The animal rights lobby has very strong opinions - and a lunatic fringe element. But many ordinary consumers also have strong opinions on the subject of fur. As do even some designers, who avoid using fur or even animal skins. The best example being Stella McCartney.

The majority of fashion designers, however - and it follows, their clients - do not have a problem with fur, arguing, as Karl Lagerfeld has done, that the fur trade represents jobs for people in many remote communities and if you are going to eat meat and wear leather, what's the difference? Especially if the fur comes from fur farms in, for instance, northern Europe where animal husbandry practices are, insist the relevant organisations, strictly regulated.

As a high-profile fashion figure - who is also a judge on Cycle 19 of America's Next Top ModelKelly Cutrone has even been singled out by PETA for her anti-fur campaigning in her Normal Gets You Nowhere memoir, in which she writes that she believes it is “absolutely gross that fashion people are still celebrating fur".

And look, that’s fine. Cutrone is entitled to her opinion and it's an opinion shared by many. 

But what about the clients with which she chooses to align herself?
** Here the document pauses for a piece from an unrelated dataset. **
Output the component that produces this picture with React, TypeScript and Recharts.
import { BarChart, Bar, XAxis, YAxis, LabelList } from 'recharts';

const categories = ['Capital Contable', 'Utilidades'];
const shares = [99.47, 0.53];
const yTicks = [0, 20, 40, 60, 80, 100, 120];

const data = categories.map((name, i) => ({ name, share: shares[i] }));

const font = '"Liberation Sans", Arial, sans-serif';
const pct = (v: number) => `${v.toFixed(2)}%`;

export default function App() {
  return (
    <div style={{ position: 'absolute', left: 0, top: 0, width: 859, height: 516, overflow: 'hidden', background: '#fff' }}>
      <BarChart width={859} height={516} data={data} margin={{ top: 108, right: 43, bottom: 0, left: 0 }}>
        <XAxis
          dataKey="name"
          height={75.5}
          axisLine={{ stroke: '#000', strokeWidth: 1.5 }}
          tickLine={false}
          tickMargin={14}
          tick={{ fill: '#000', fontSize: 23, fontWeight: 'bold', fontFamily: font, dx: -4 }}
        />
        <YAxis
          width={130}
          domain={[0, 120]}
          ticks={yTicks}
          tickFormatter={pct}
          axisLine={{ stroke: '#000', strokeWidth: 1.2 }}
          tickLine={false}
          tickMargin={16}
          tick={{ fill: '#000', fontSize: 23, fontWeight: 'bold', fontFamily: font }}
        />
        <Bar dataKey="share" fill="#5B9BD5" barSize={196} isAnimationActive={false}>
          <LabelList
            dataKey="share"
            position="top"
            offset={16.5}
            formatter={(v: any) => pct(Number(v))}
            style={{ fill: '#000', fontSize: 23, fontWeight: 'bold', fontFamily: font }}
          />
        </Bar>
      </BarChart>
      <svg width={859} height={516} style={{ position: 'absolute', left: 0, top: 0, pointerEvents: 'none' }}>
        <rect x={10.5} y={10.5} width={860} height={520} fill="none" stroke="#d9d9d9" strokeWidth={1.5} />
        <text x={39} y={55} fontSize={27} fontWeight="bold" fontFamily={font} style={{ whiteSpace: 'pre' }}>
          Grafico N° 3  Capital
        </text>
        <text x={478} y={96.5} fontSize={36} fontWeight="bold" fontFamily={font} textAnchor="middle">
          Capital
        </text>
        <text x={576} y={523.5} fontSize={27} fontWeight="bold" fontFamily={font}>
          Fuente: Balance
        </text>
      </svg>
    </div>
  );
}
When challenged on Twitter about having worked with Chado Ralph Rucci, an American brand that does use fur, Cutrone responded "I did one show for him and he did not use fur in that show"
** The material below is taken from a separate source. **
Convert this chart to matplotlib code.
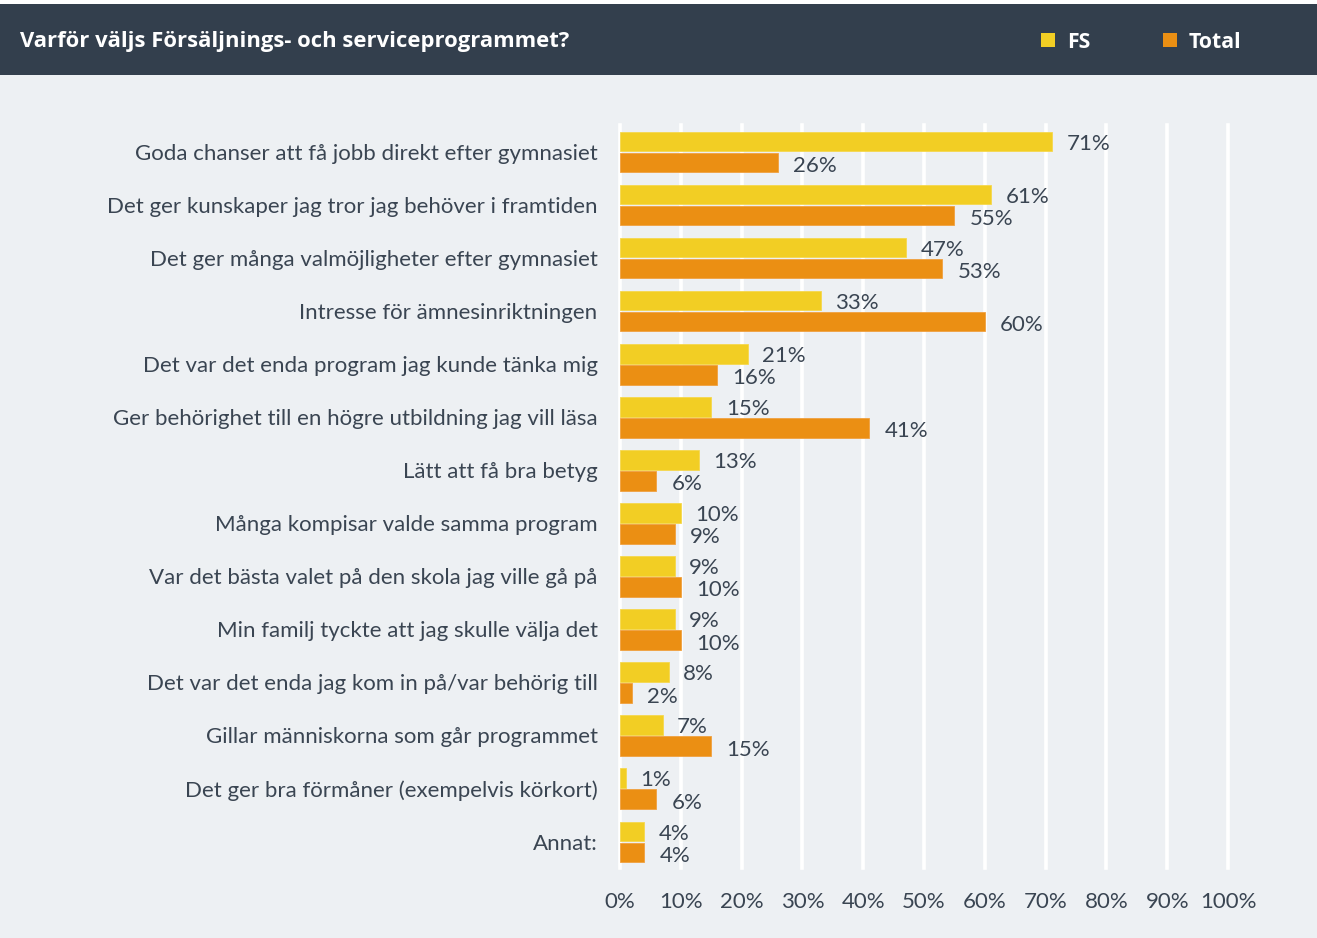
import matplotlib
matplotlib.use("Agg")
import matplotlib.pyplot as plt
from matplotlib.patches import Rectangle

categories = [
    "Goda chanser att få jobb direkt efter gymnasiet",
    "Det ger kunskaper jag tror jag behöver i framtiden",
    "Det ger många valmöjligheter efter gymnasiet",
    "Intresse för ämnesinriktningen",
    "Det var det enda program jag kunde tänka mig",
    "Ger behörighet till en högre utbildning jag vill läsa",
    "Lätt att få bra betyg",
    "Många kompisar valde samma program",
    "Var det bästa valet på den skola jag ville gå på",
    "Min familj tyckte att jag skulle välja det",
    "Det var det enda jag kom in på/var behörig till",
    "Gillar människorna som går programmet",
    "Det ger bra förmåner (exempelvis körkort)",
    "Annat:",
]
fs_values = [71, 61, 47, 33, 21, 15, 13, 10, 9, 9, 8, 7, 1, 4]
total_values = [26, 55, 53, 60, 16, 41, 6, 9, 10, 10, 2, 15, 6, 4]
x_ticks = [0, 10, 20, 30, 40, 50, 60, 70, 80, 90, 100]
series_names = ["FS", "Total"]

BG = "#edf0f3"
HEADER = "#333f4d"
FS_COLOR = "#f2ce24"
TOTAL_COLOR = "#eb8f13"
TEXT = "#3a4552"
FONT = "Lato"
FS_SIZE = 16

W, H = 1317, 938
fig = plt.figure(figsize=(W / 100, H / 100), dpi=100)
fig.patch.set_facecolor("white")

# page background and header band
fig.add_artist(Rectangle((0, 0), 1, 1 - 4 / H, transform=fig.transFigure,
                         facecolor=BG, edgecolor="none", zorder=-10))
fig.add_artist(Rectangle((0, 1 - 75 / H), 1, 71 / H, transform=fig.transFigure,
                         facecolor=HEADER, edgecolor="none", zorder=-5))
fig.text(20 / W, 1 - 42 / H, "Varför väljs Försäljnings- och serviceprogrammet?",
         color="white", fontsize=15.8, fontweight="bold", family="Open Sans",
         va="center", ha="left")

# legend in header
for name, color, sx in [(series_names[0], FS_COLOR, 1041), (series_names[1], TOTAL_COLOR, 1163)]:
    fig.add_artist(Rectangle((sx / W, 1 - 47 / H), 14 / W, 14 / H,
                             transform=fig.transFigure, facecolor=color,
                             edgecolor="none"))
    fig.text((sx + 26) / W, 1 - 42 / H, name, color="white", fontsize=15.3,
             fontweight="bold", family="Open Sans", va="center", ha="left")

left, right, top, bottom = 620, 1228, 125, 868
ax = fig.add_axes([left / W, 1 - bottom / H, (right - left) / W, (bottom - top) / H])
ax.set_facecolor("none")
ax.set_xlim(0, 100)
n = len(categories)
ax.set_ylim(n, 0)

for x in x_ticks:
    ax.axvline(x, color="white", lw=2.6, zorder=0, clip_on=False)

rows = [i + 0.5 for i in range(n)]
bh = 0.37
ax.barh([r - 0.19 for r in rows], fs_values, height=bh, color=FS_COLOR,
        edgecolor="#f5d84e", linewidth=0.6, zorder=2)
ax.barh([r + 0.205 for r in rows], total_values, height=bh, color=TOTAL_COLOR,
        edgecolor="#f0a040", linewidth=0.6, zorder=2)

for r, v in zip(rows, fs_values):
    ax.text(v + 2.4, r - 0.15, f"{v}%", color=TEXT, fontsize=FS_SIZE, family=FONT,
            va="center", ha="left")
for r, v in zip(rows, total_values):
    ax.text(v + 2.5, r + 0.27, f"{v}%", color=TEXT, fontsize=FS_SIZE, family=FONT,
            va="center", ha="left")

for r, c in zip(rows, categories):
    ax.text(-3.7, r + 0.04, c, color=TEXT, fontsize=FS_SIZE, family=FONT,
            va="center", ha="right")

ax.set_yticks([])
ax.set_xticks(x_ticks)
ax.set_xticklabels([f"{t}%" for t in x_ticks], color=TEXT, fontsize=FS_SIZE, family=FONT)
ax.tick_params(axis="x", length=0, pad=17)
for s in ax.spines.values():
    s.set_visible(False)

fig.savefig("out.png", dpi=100, facecolor=fig.get_facecolor())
Jeremy Scott on the other hand, a long-time client of Cutrone's PR firm Peoples Revolution, also happens to be described by Finland's Saga Furs as a “long-time partner” of the company. And although the fuzzy Mary Janes in Scott's FW1112 collection that pre-empted Céline's all-mink pumps appear to have been made from fake fur, several pieces in the same collection were made from real fox fur sourced from Saga Furs. Scott presented yet more Saga Fur pieces in his Fall/Winter 2012/2013 collection earlier this year. 

In a 2011 interview with the Fur Insider site, Scott waxed lyrical on both Saga Furs' fox and mink products and noted that “Fur has become the epitome of fashion at this point. I think one would say what is high fashion without fur?"